I read a study a while back that showed biochar can help the survival of mycorhizae by adding spaces for it to exhist that nematodes could not fed in. Biochar has also been used in some soils to increase CEC. I was watching a Marai video where Ryan basically pooh-pooed biochar but was very vauge about why. I couldnt help but wonder if there may be a place in bonsai soil for biochar. Perhaps to preserve mycorhizae in nematode treated pots or as a poor man’s akadama supliment?
Has anyone successfuly used biochar or found that there is a major failing in it for bonsai soil application?
I’ve started incorporating small amounts of horticultural charcoal into my soil mix (generally a pumice/lava/akadama base). I haven’t been using it long enough to determine if there’s any noticeable difference. However, what I’ve read about it suggests to me that it can serve as component that can further enhance the cec (ability of the soil to hold onto nutrients), while holding up better than other organic components like bark, which used to be widely used as a component.
In the far past I looked up biochar and used horicultural charcoal in my repot process to sweeten the soil. At the time I lived in the Palmdale, Ca. which is in the High Desert of Northern Los Angeles. I never saw any change in results that actually made a difference either above or below the soil.
I wanted to take this thought a step further. Ryan talks a lot about finding a substitute for akadama and personally I would love that. It seems kind of crazy to rely on a soil component shipped in from another country, especially since the quality seems quite variable from batch to batch. Anyway, I’ve been wondering if charcoal might be able to serve as a substitute for akadama - either alone (probably not) or perhaps in combination with another ingredient, such as DE. So maybe instead of akadama, use a 50/50 mix of charcoal and DE?
Thinking - charcoal serves the dual purpose of water holding and providing CEC. It is organic so I believe it would gradually break down over time - not as quickly as akadama, but I don’t know how quickly compared to, say, bark or decomposed bark (soil conditioner) that some use. Maybe roots would be able to penetrate particles…don’t know. Maybe I’ll try some experiments with some of the excess seedlings/cuttings I have sitting around.
Anyone have any thoughts/experience with this? I have no idea what (if any) pH impact there would be.
i know that soil types will affect the rate at which biochar decays. also ash is caustic so but you could rinse and strain the charcoal Bessie adding it to soil and it shouldn’t affect the ph too badly.
ill have to do some digging into the sill types and report back.

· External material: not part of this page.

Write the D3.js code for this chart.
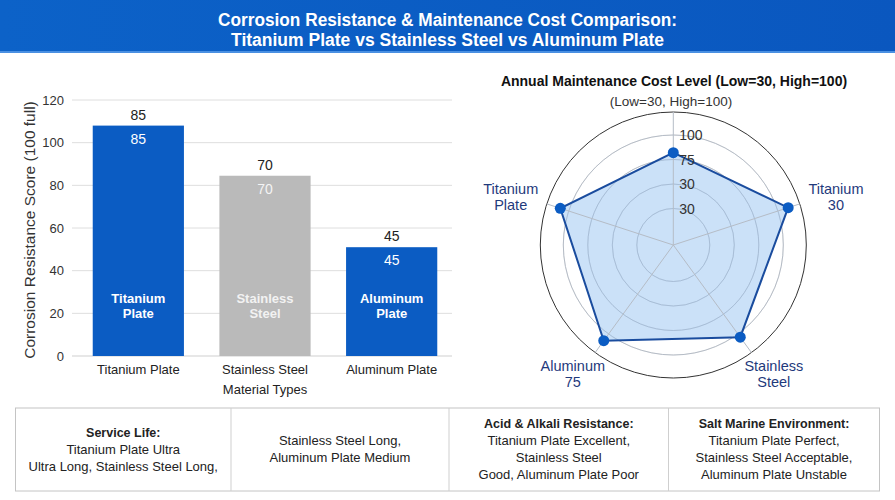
<!DOCTYPE html>
<html>
<head>
<meta charset="utf-8">
<script src="https://cdn.jsdelivr.net/npm/d3@7"></script>
<style>
  html, body { margin: 0; padding: 0; background: #fff; }
  svg { display: block; font-family: "Liberation Sans", Arial, sans-serif; }
</style>
</head>
<body>
<svg id="chart" width="895" height="500"></svg>
<script>
// ---------- DATA ----------
const titleLines = ["Corrosion Resistance & Maintenance Cost Comparison:", "Titanium Plate vs Stainless Steel vs Aluminum Plate"];
const titleWidths = [459, 433];

const barCategories = ["Titanium Plate", "Stainless Steel", "Aluminum Plate"];
const barValues = [108, 84.5, 51];          // drawn bar heights (as pictured)
const barValueLabels = ["85", "70", "45"];   // printed value labels
const barInnerLabels = [["Titanium", "Plate"], ["Stainless", "Steel"], ["Aluminum", "Plate"]];
const barColors = ["#0b5cc3", "#bababa", "#0b5cc3"];
const yTicks = [0, 20, 40, 60, 80, 100, 120];
const yAxisTitle = "Corrosion Resistance Score (100 full)";
const xAxisTitle = "Material Types";

const radarTitle = "Annual Maintenance Cost Level (Low=30, High=100)";
const radarSubtitle = "(Low=30, High=100)";
const radarAxes = [[], ["Titanium", "30"], ["Stainless", "Steel"], ["Aluminum", "75"], ["Titanium", "Plate"]];
const radarValues = [82, 111, 104, 108.5, 109];
const radarRings = [25, 50, 75, 100];
const radarRingLabels = ["30", "30", "75", "100"];

const tableCells = [
  { head: "Service Life:", lines: ["Titanium Plate Ultra", "Ultra Long, Stainless Steel Long,"] },
  { head: null, lines: ["Stainless Steel Long,", "Aluminum Plate Medium"] },
  { head: "Acid & Alkali Resistance:", lines: ["Titanium Plate Excellent,", "Stainless Steel", "Good, Aluminum Plate Poor"] },
  { head: "Salt Marine Environment:", lines: ["Titanium Plate Perfect,", "Stainless Steel Acceptable,", "Aluminum Plate Unstable"] }
];

// ---------- SETUP ----------
const svg = d3.select("#chart");
const defs = svg.append("defs");
const grad = defs.append("linearGradient").attr("id", "bannerGrad").attr("x1", 0).attr("y1", 0).attr("x2", 1).attr("y2", 0);
grad.append("stop").attr("offset", "0%").attr("stop-color", "#0c62c8");
grad.append("stop").attr("offset", "100%").attr("stop-color", "#0a57bf");

// ---------- BANNER ----------
svg.append("rect").attr("x", 0).attr("y", 0).attr("width", 895).attr("height", 52).attr("fill", "url(#bannerGrad)");
svg.append("rect").attr("x", 0).attr("y", 51).attr("width", 895).attr("height", 2).attr("fill", "#4a90e2");
svg.append("g").selectAll("text").data(titleLines).join("text")
  .attr("x", 447.5).attr("y", (d, i) => 26 + i * 20)
  .attr("text-anchor", "middle")
  .attr("fill", "#fff")
  .attr("textLength", (d, i) => titleWidths[i])
  .attr("lengthAdjust", "spacingAndGlyphs")
  .style("font-family", "'Liberation Sans Narrow', 'Arial Narrow', 'Liberation Sans', sans-serif")
  .style("font-weight", "bold").style("font-size", "18px")
  .text(d => d);

// ---------- BAR CHART ----------
const x = d3.scaleBand().domain(barCategories).range([75, 455]).paddingInner(0.28).paddingOuter(0.14);
const y = d3.scaleLinear().domain([0, 120]).range([356, 100]);

const gGrid = svg.append("g");
gGrid.selectAll("line").data(yTicks).join("line")
  .attr("x1", 72).attr("x2", 452)
  .attr("y1", d => y(d)).attr("y2", d => y(d))
  .attr("stroke", d => d === 0 ? "#cfcfcf" : "#dedede").attr("stroke-width", 1);

const yAxis = svg.append("g").attr("transform", "translate(72,0)")
  .call(d3.axisLeft(y).tickValues(yTicks).tickSize(0).tickPadding(8));
yAxis.select(".domain").remove();
yAxis.selectAll("text").style("font-size", "13px").style("font-family", "'Liberation Sans', Arial, sans-serif").attr("fill", "#333");

svg.append("text")
  .attr("transform", "translate(35,230) rotate(-90)")
  .attr("text-anchor", "middle")
  .style("font-size", "15.5px").attr("fill", "#333")
  .text(yAxisTitle);

const xAxis = svg.append("g").attr("transform", "translate(0,356)")
  .call(d3.axisBottom(x).tickSize(0).tickPadding(9));
xAxis.select(".domain").remove();
xAxis.selectAll("text").style("font-size", "13px").style("font-family", "'Liberation Sans', Arial, sans-serif").attr("fill", "#222");

svg.append("text").attr("x", x("Stainless Steel") + x.bandwidth() / 2).attr("y", 394)
  .attr("text-anchor", "middle").style("font-size", "13px").attr("fill", "#222").text(xAxisTitle);

const bars = svg.append("g").selectAll("g").data(barCategories).join("g");
bars.append("rect")
  .attr("x", d => x(d)).attr("width", x.bandwidth())
  .attr("y", (d, i) => y(barValues[i])).attr("height", (d, i) => y(0) - y(barValues[i]))
  .attr("fill", (d, i) => barColors[i]);
bars.append("text")
  .attr("x", d => x(d) + x.bandwidth() / 2).attr("y", (d, i) => y(barValues[i]) - 6)
  .attr("text-anchor", "middle").style("font-size", "14px").attr("fill", "#222")
  .text((d, i) => barValueLabels[i]);
bars.append("text")
  .attr("x", d => x(d) + x.bandwidth() / 2).attr("y", (d, i) => y(barValues[i]) + 18)
  .attr("text-anchor", "middle").style("font-size", "14px")
  .attr("fill", (d, i) => i === 1 ? "#f4f4f4" : "#fff")
  .text((d, i) => barValueLabels[i]);
bars.each(function (d, i) {
  d3.select(this).selectAll("text.inner").data(barInnerLabels[i]).join("text")
    .attr("class", "inner")
    .attr("x", x(d) + x.bandwidth() / 2).attr("y", (t, j) => 303 + j * 15)
    .attr("text-anchor", "middle").style("font-size", "13px").style("font-weight", "bold")
    .attr("fill", i === 1 ? "#f2f2f2" : "#fff")
    .text(t => t);
});

// ---------- RADAR ----------
const cx = 673.3, cy = 245, outerR = 133;
const r = d3.scaleLinear().domain([0, 100]).range([12, 110]);
const angle = i => i * 2 * Math.PI / radarAxes.length;
const gR = svg.append("g").attr("transform", `translate(${cx},${cy})`);

svg.append("text").attr("x", 674).attr("y", 86).attr("text-anchor", "middle")
  .style("font-size", "14px").style("font-weight", "bold").attr("fill", "#111").text(radarTitle);
svg.append("text").attr("x", 671).attr("y", 106).attr("text-anchor", "middle")
  .style("font-size", "13.5px").attr("fill", "#333").text(radarSubtitle);

gR.append("circle").attr("r", outerR).attr("fill", "none").attr("stroke", "#333").attr("stroke-width", 1);
gR.selectAll("circle.ring").data(radarRings).join("circle").attr("class", "ring")
  .attr("r", d => r(d)).attr("fill", "none").attr("stroke", "#c9c9c9").attr("stroke-width", 1);

const pts = radarValues.map((v, i) => [r(v) * Math.sin(angle(i)), -r(v) * Math.cos(angle(i))]);
gR.append("path")
  .attr("d", d3.line().curve(d3.curveLinearClosed)(pts))
  .attr("fill", "#a9cdf3").attr("fill-opacity", 0.6)
  .attr("stroke", "none");

gR.selectAll("circle.ring2").data(radarRings).join("circle").attr("class", "ring2")
  .attr("r", d => r(d)).attr("fill", "none").attr("stroke", "#8fa3bf").attr("stroke-opacity", 0.35).attr("stroke-width", 1);

gR.selectAll("line.spoke").data(radarAxes).join("line").attr("class", "spoke")
  .attr("x1", 0).attr("y1", 0)
  .attr("x2", (d, i) => outerR * Math.sin(angle(i))).attr("y2", (d, i) => -outerR * Math.cos(angle(i)))
  .attr("stroke", "#b5bcc6").attr("stroke-width", 1);

gR.append("path")
  .attr("d", d3.line().curve(d3.curveLinearClosed)(pts))
  .attr("fill", "none").attr("stroke", "#1a4c9e").attr("stroke-width", 2);

gR.selectAll("circle.dot").data(pts).join("circle").attr("class", "dot")
  .attr("cx", d => d[0]).attr("cy", d => d[1]).attr("r", 5.5).attr("fill", "#0b5cc3");

gR.selectAll("text.tick").data(radarRings).join("text").attr("class", "tick")
  .attr("x", 6).attr("y", d => -r(d) + 5)
  .style("font-size", "14px").attr("fill", "#333")
  .text((d, i) => radarRingLabels[i]);

radarAxes.forEach((lines, i) => {
  if (!lines.length) return;
  const a = angle(i);
  const lr = 171;
  const px = lr * Math.sin(a), py = -lr * Math.cos(a);
  const yOff = py < 0 ? 2 : -12;
  gR.append("g").selectAll("text").data(lines).join("text")
    .attr("x", px).attr("y", (t, j) => py + yOff + j * 16)
    .attr("text-anchor", "middle").style("font-size", "14.5px").attr("fill", "#1f3a7c")
    .text(t => t);
});

// ---------- TABLE ----------
const tableTop = 408, tableBottom = 491;
const colEdges = [15.5, 231, 449, 668.5, 879.5];
svg.append("rect").attr("x", colEdges[0]).attr("y", tableTop)
  .attr("width", colEdges[4] - colEdges[0]).attr("height", tableBottom - tableTop)
  .attr("fill", "#fff").attr("stroke", "#c4c4c4").attr("stroke-width", 1);
svg.append("g").selectAll("line").data(colEdges.slice(1, 4)).join("line")
  .attr("x1", d => d).attr("x2", d => d).attr("y1", tableTop).attr("y2", tableBottom)
  .attr("stroke", "#cfcfcf").attr("stroke-width", 1);

tableCells.forEach((c, i) => {
  const mid = (colEdges[i] + colEdges[i + 1]) / 2;
  const rows = (c.head ? [{ t: c.head, b: true }] : []).concat(c.lines.map(t => ({ t, b: false })));
  const lineH = 17;
  const startY = (tableTop + tableBottom) / 2 - (rows.length - 1) * lineH / 2 + 4;
  svg.append("g").selectAll("text").data(rows).join("text")
    .attr("x", mid).attr("y", (d, j) => startY + j * lineH)
    .attr("text-anchor", "middle")
    .style("font-size", d => d.b ? "12.5px" : "13px")
    .style("font-weight", d => d.b ? "bold" : "normal")
    .attr("fill", "#222")
    .text(d => d.t);
});
</script>
</body>
</html>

I have always added a small amount of biochar or horticultural charcoal to my APL mixes to enhance the development of beneficial bacteria and fungi (along with some micro nutrients). These products are the carbon left after heat burns of the other bio components and before the carbon you want is burned into ash. Ash is very alkaline. Ryan often talks about the need for more carbon for his trees and I would expect Biochar would make C available to the trees. Biochar will suck up a lot of nutrients and if used in gardens needs to be inoculated with N and compost, which the C will hold.
In my APL mixes I use about 1/2 cup per 5 gallons, and no I do not inoculate the charcoal. I do add some old soil for the microbes especially with Pines. I save my old pine bark based nursery mix from nursery trees to add to my top dressing if needed. Un inoculated biochar will suck up nutrients and take about 2 years to balance out nutrients. Mixing it with compost is much faster or soaking it in dilute liquid fertilizer works even faster.
That makes sense
So I guess I am wondering why people don’t inoculate it first?
It will suck up a lot of the nitrogen as well as the salts,etc so I would think inoculated bio char would be a better option.
I have a lot to learn
Thanks for the insight.
If I had all the time I needed, I would make my own charcoal, charge it with fish emulsion , molasses and liquid fertilizer, then inoculate it with compost. Unfortunately I have too much to do and too little time.